YOUR OBJECTIVE:
An exact copy of all the data is required, with pictures left out.
— START OF DATA PROVIDED —
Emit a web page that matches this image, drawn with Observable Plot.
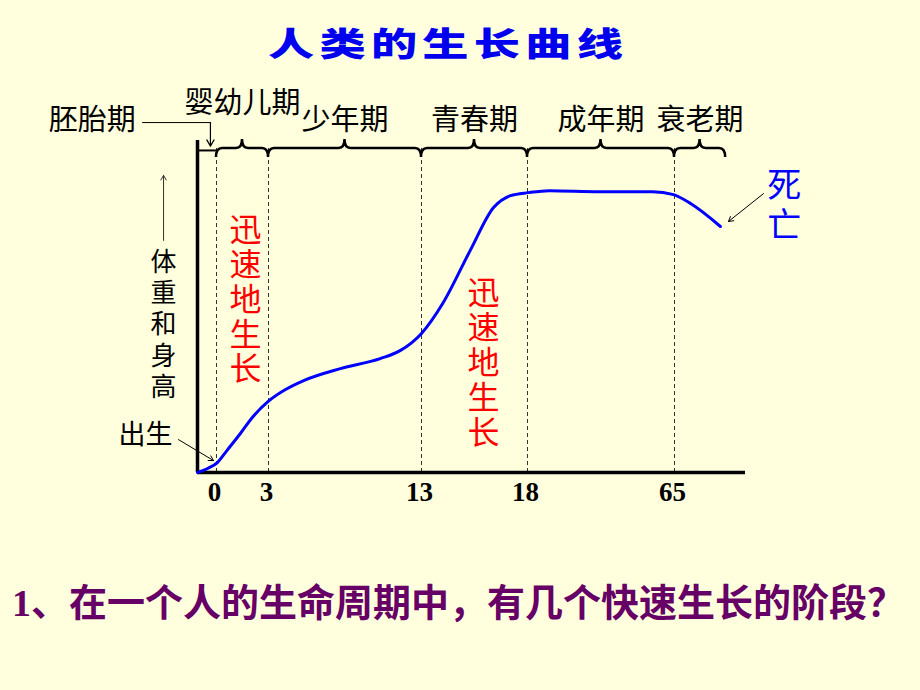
<!DOCTYPE html>
<html><head><meta charset="utf-8">
<script src="https://cdn.jsdelivr.net/npm/d3@7"></script>
<script src="https://cdn.jsdelivr.net/npm/@observablehq/plot@0.6"></script>
<style>
html,body{margin:0;padding:0;background:#FFFFDD;width:920px;height:690px;overflow:hidden;}
#title{height:84px;line-height:84px;padding-left:268px;white-space:nowrap}
#title span{display:inline-block;font-family:"Noto Sans CJK SC";font-weight:900;font-size:44px;letter-spacing:5px;color:#0000EE;transform:scale(1.05,0.75);transform-origin:left center}
#q{height:98px;line-height:98px;padding-left:12px;font-family:"Liberation Serif","Noto Sans CJK SC";font-weight:700;font-size:38px;color:#660066;white-space:nowrap}
#chart svg{display:block}
</style></head><body>
<div id="title"><span>人类的生长曲线</span></div>
<div id="chart"></div>
<div id="q">1、在一个人的生命周期中，有几个快速生长的阶段？</div>
<script>
// growth curve (age in years, relative body size)
const ages  = [-0.75,-0.35,0.05,0.6,1.4,2.1,3,4,5.3,7.7,10.3,11.6,13,14,15.3,16.4,17.2,18.3,25,41,58,64.7,68.4,74.7];
const sizes = [0,1.2,3.0,6.6,11.9,16.8,21.5,24.7,27.7,31.3,34.3,36.7,41.9,50.9,66.9,79.8,83.4,84.3,84.9,84.6,84.6,83.7,81.0,74.1];

// axis ticks
const tickValues = [0, 3, 13, 18, 65];
const tickLabels = ["0", "3", "13", "18", "65"];

// life periods
const periodNames = ["婴幼儿期", "少年期", "青春期", "成年期", "衰老期"];
const periodStart = [0, 3, 13, 18, 65];
const periodEnd   = [3, 13, 18, 65, 75.8];
const embryoName = "胚胎期";
const embryoSpan = [-0.75, 0];

// annotations
const yLabel = "体\n重\n和\n身\n高";
const rapidLabel = "迅\n速\n地\n生\n长";
const rapidAt = [[1.67, 52.1], [15.92, 33.0]];
const birthLabel = "出生";
const deathLabel = "死\n亡";

// the schematic age axis is not to scale: each period gets its own stretch
const ageBreaks = [-0.75, 0, 3, 13, 18, 65, 80];
const axisUnits = [0, 19, 71, 224, 330, 477, 548];
const ageToAxis = d3.scaleLinear().domain(ageBreaks).range(axisUnits);

const curve = ages.map((a, i) => ({age: a, size: sizes[i]}));
const ticks = tickValues.map((v, i) => ({v, label: tickLabels[i]}));
const periods = periodNames.map((n, i) => ({name: n, a: periodStart[i], b: periodEnd[i], mid: (periodStart[i] + periodEnd[i]) / 2}));

const braceLevel = 97.6;
const labelLevel = 106;

const cjk = "Noto Sans CJK SC";

function braces(index, scales) {
  const B = scales.y(braceLevel);
  const r = 6, h = 9;
  let d = "";
  for (const p of periods) {
    const x0 = scales.x(ageToAxis(p.a)), x1 = scales.x(ageToAxis(p.b)), m = (x0 + x1) / 2;
    d += `M${x0},${B + h}Q${x0},${B} ${x0 + r},${B}L${m - r},${B}Q${m},${B} ${m},${B - h}`;
    d += `Q${m},${B} ${m + r},${B}L${x1 - r},${B}Q${x1},${B} ${x1},${B + h}`;
  }
  const path = document.createElementNS("http://www.w3.org/2000/svg", "path");
  path.setAttribute("d", d);
  path.setAttribute("fill", "none");
  path.setAttribute("stroke", "#000");
  path.setAttribute("stroke-width", "2.5");
  return path;
}

const chart = Plot.plot({
  width: 920,
  height: 470,
  marginLeft: 197, marginRight: 175, marginTop: 56, marginBottom: 82,
  x: {transform: ageToAxis, domain: [0, 548], axis: null},
  y: {domain: [0, 100], axis: null},
  style: {background: "transparent", overflow: "visible"},
  marks: [
    // dashed period boundaries
    Plot.ruleX(tickValues, {y1: 0, y2: braceLevel, stroke: "#333", strokeWidth: 1, strokeDasharray: "4,3"}),
    // embryo segment
    Plot.ruleY([embryoSpan], {x1: d => d[0], x2: d => d[1], y: braceLevel - 0.6, stroke: "#000", strokeWidth: 2}),
    braces,
    // axes
    Plot.ruleX([-0.75], {y1: 0, y2: 100, stroke: "#000", strokeWidth: 3.5}),
    Plot.ruleY([0], {x1: -0.75, x2: 80, stroke: "#000", strokeWidth: 3.5}),
    // growth curve
    Plot.line(curve, {x: "age", y: "size", curve: "monotone-x", stroke: "#0000FF", strokeWidth: 3}),
    // tick labels
    Plot.text(ticks, {x: "v", y: -6, text: "label", fontFamily: "Liberation Serif", fontWeight: "bold", fontSize: 27, fill: "#000", dx: -2}),
    // period labels
    Plot.text(periods, {x: "mid", y: d => d.name === "婴幼儿期" ? 111 : labelLevel, text: "name", fontFamily: cjk, fontSize: 29, fill: "#000"}),
    Plot.text([embryoName], {x: -4.9, y: labelLevel, text: d => d, fontFamily: cjk, fontSize: 29, fill: "#000"}),
    Plot.line([[-2.92, 105.4], [-0.24, 105.4]], {stroke: "#000", strokeWidth: 1}),
    Plot.arrow([0], {x1: -0.24, y1: 105.4, x2: -0.24, y2: 98.3, stroke: "#000", strokeWidth: 1.2, headLength: 9}),
    // y label
    Plot.text([yLabel], {x: -2.09, y: 44.9, text: d => d, fontFamily: cjk, fontSize: 26, lineHeight: 1.2, fill: "#000"}),
    Plot.arrow([0], {x1: -2.09, y1: 69.9, x2: -2.09, y2: 89.5, stroke: "#333", strokeWidth: 1, headLength: 8}),
    // rapid growth labels
    Plot.text(rapidAt, {x: d => d[0], y: d => d[1], text: () => rapidLabel, fontFamily: cjk, fontSize: 32, lineHeight: 1.09, fill: "#FF0000"}),
    // birth
    Plot.text([birthLabel], {x: -2.8, y: 11.1, text: d => d, fontFamily: cjk, fontSize: 27, fill: "#000"}),
    Plot.arrow([0], {x1: -1.5, y1: 9.9, x2: -0.12, y2: 3.6, stroke: "#000", strokeWidth: 1, headLength: 8}),
    // death
    Plot.text([deathLabel], {x: 88.2, y: 80.7, text: d => d, fontFamily: cjk, fontSize: 34, lineHeight: 1.18, fill: "#0000FF"}),
    Plot.arrow([0], {x1: 83.8, y1: 84.0, x2: 76.4, y2: 75.6, stroke: "#000", strokeWidth: 1, headLength: 8})
  ]
});
document.getElementById("chart").appendChild(chart);
</script>
</body></html>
— END OF DATA PROVIDED —
RESULT OF THIS TASK:
Emit a web page that matches this image, drawn with Observable Plot.
<!DOCTYPE html>
<html><head><meta charset="utf-8">
<script src="https://cdn.jsdelivr.net/npm/d3@7"></script>
<script src="https://cdn.jsdelivr.net/npm/@observablehq/plot@0.6"></script>
<style>
html,body{margin:0;padding:0;background:#FFFFDD;width:920px;height:690px;overflow:hidden;}
#title{height:84px;line-height:84px;padding-left:268px;white-space:nowrap}
#title span{display:inline-block;font-family:"Noto Sans CJK SC";font-weight:900;font-size:44px;letter-spacing:5px;color:#0000EE;transform:scale(1.05,0.75);transform-origin:left center}
#q{height:98px;line-height:98px;padding-left:12px;font-family:"Liberation Serif","Noto Sans CJK SC";font-weight:700;font-size:38px;color:#660066;white-space:nowrap}
#chart svg{display:block}
</style></head><body>
<div id="title"><span>人类的生长曲线</span></div>
<div id="chart"></div>
<div id="q">1、在一个人的生命周期中，有几个快速生长的阶段？</div>
<script>
// growth curve (age in years, relative body size)
const ages  = [-0.75,-0.35,0.05,0.6,1.4,2.1,3,4,5.3,7.7,10.3,11.6,13,14,15.3,16.4,17.2,18.3,25,41,58,64.7,68.4,74.7];
const sizes = [0,1.2,3.0,6.6,11.9,16.8,21.5,24.7,27.7,31.3,34.3,36.7,41.9,50.9,66.9,79.8,83.4,84.3,84.9,84.6,84.6,83.7,81.0,74.1];

// axis ticks
const tickValues = [0, 3, 13, 18, 65];
const tickLabels = ["0", "3", "13", "18", "65"];

// life periods
const periodNames = ["婴幼儿期", "少年期", "青春期", "成年期", "衰老期"];
const periodStart = [0, 3, 13, 18, 65];
const periodEnd   = [3, 13, 18, 65, 75.8];
const embryoName = "胚胎期";
const embryoSpan = [-0.75, 0];

// annotations
const yLabel = "体\n重\n和\n身\n高";
const rapidLabel = "迅\n速\n地\n生\n长";
const rapidAt = [[1.67, 52.1], [15.92, 33.0]];
const birthLabel = "出生";
const deathLabel = "死\n亡";

// the schematic age axis is not to scale: each period gets its own stretch
const ageBreaks = [-0.75, 0, 3, 13, 18, 65, 80];
const axisUnits = [0, 19, 71, 224, 330, 477, 548];
const ageToAxis = d3.scaleLinear().domain(ageBreaks).range(axisUnits);

const curve = ages.map((a, i) => ({age: a, size: sizes[i]}));
const ticks = tickValues.map((v, i) => ({v, label: tickLabels[i]}));
const periods = periodNames.map((n, i) => ({name: n, a: periodStart[i], b: periodEnd[i], mid: (periodStart[i] + periodEnd[i]) / 2}));

const braceLevel = 97.6;
const labelLevel = 106;

const cjk = "Noto Sans CJK SC";

function braces(index, scales) {
  const B = scales.y(braceLevel);
  const r = 6, h = 9;
  let d = "";
  for (const p of periods) {
    const x0 = scales.x(ageToAxis(p.a)), x1 = scales.x(ageToAxis(p.b)), m = (x0 + x1) / 2;
    d += `M${x0},${B + h}Q${x0},${B} ${x0 + r},${B}L${m - r},${B}Q${m},${B} ${m},${B - h}`;
    d += `Q${m},${B} ${m + r},${B}L${x1 - r},${B}Q${x1},${B} ${x1},${B + h}`;
  }
  const path = document.createElementNS("http://www.w3.org/2000/svg", "path");
  path.setAttribute("d", d);
  path.setAttribute("fill", "none");
  path.setAttribute("stroke", "#000");
  path.setAttribute("stroke-width", "2.5");
  return path;
}

const chart = Plot.plot({
  width: 920,
  height: 470,
  marginLeft: 197, marginRight: 175, marginTop: 56, marginBottom: 82,
  x: {transform: ageToAxis, domain: [0, 548], axis: null},
  y: {domain: [0, 100], axis: null},
  style: {background: "transparent", overflow: "visible"},
  marks: [
    // dashed period boundaries
    Plot.ruleX(tickValues, {y1: 0, y2: braceLevel, stroke: "#333", strokeWidth: 1, strokeDasharray: "4,3"}),
    // embryo segment
    Plot.ruleY([embryoSpan], {x1: d => d[0], x2: d => d[1], y: braceLevel - 0.6, stroke: "#000", strokeWidth: 2}),
    braces,
    // axes
    Plot.ruleX([-0.75], {y1: 0, y2: 100, stroke: "#000", strokeWidth: 3.5}),
    Plot.ruleY([0], {x1: -0.75, x2: 80, stroke: "#000", strokeWidth: 3.5}),
    // growth curve
    Plot.line(curve, {x: "age", y: "size", curve: "monotone-x", stroke: "#0000FF", strokeWidth: 3}),
    // tick labels
    Plot.text(ticks, {x: "v", y: -6, text: "label", fontFamily: "Liberation Serif", fontWeight: "bold", fontSize: 27, fill: "#000", dx: -2}),
    // period labels
    Plot.text(periods, {x: "mid", y: d => d.name === "婴幼儿期" ? 111 : labelLevel, text: "name", fontFamily: cjk, fontSize: 29, fill: "#000"}),
    Plot.text([embryoName], {x: -4.9, y: labelLevel, text: d => d, fontFamily: cjk, fontSize: 29, fill: "#000"}),
    Plot.line([[-2.92, 105.4], [-0.24, 105.4]], {stroke: "#000", strokeWidth: 1}),
    Plot.arrow([0], {x1: -0.24, y1: 105.4, x2: -0.24, y2: 98.3, stroke: "#000", strokeWidth: 1.2, headLength: 9}),
    // y label
    Plot.text([yLabel], {x: -2.09, y: 44.9, text: d => d, fontFamily: cjk, fontSize: 26, lineHeight: 1.2, fill: "#000"}),
    Plot.arrow([0], {x1: -2.09, y1: 69.9, x2: -2.09, y2: 89.5, stroke: "#333", strokeWidth: 1, headLength: 8}),
    // rapid growth labels
    Plot.text(rapidAt, {x: d => d[0], y: d => d[1], text: () => rapidLabel, fontFamily: cjk, fontSize: 32, lineHeight: 1.09, fill: "#FF0000"}),
    // birth
    Plot.text([birthLabel], {x: -2.8, y: 11.1, text: d => d, fontFamily: cjk, fontSize: 27, fill: "#000"}),
    Plot.arrow([0], {x1: -1.5, y1: 9.9, x2: -0.12, y2: 3.6, stroke: "#000", strokeWidth: 1, headLength: 8}),
    // death
    Plot.text([deathLabel], {x: 88.2, y: 80.7, text: d => d, fontFamily: cjk, fontSize: 34, lineHeight: 1.18, fill: "#0000FF"}),
    Plot.arrow([0], {x1: 83.8, y1: 84.0, x2: 76.4, y2: 75.6, stroke: "#000", strokeWidth: 1, headLength: 8})
  ]
});
document.getElementById("chart").appendChild(chart);
</script>
</body></html>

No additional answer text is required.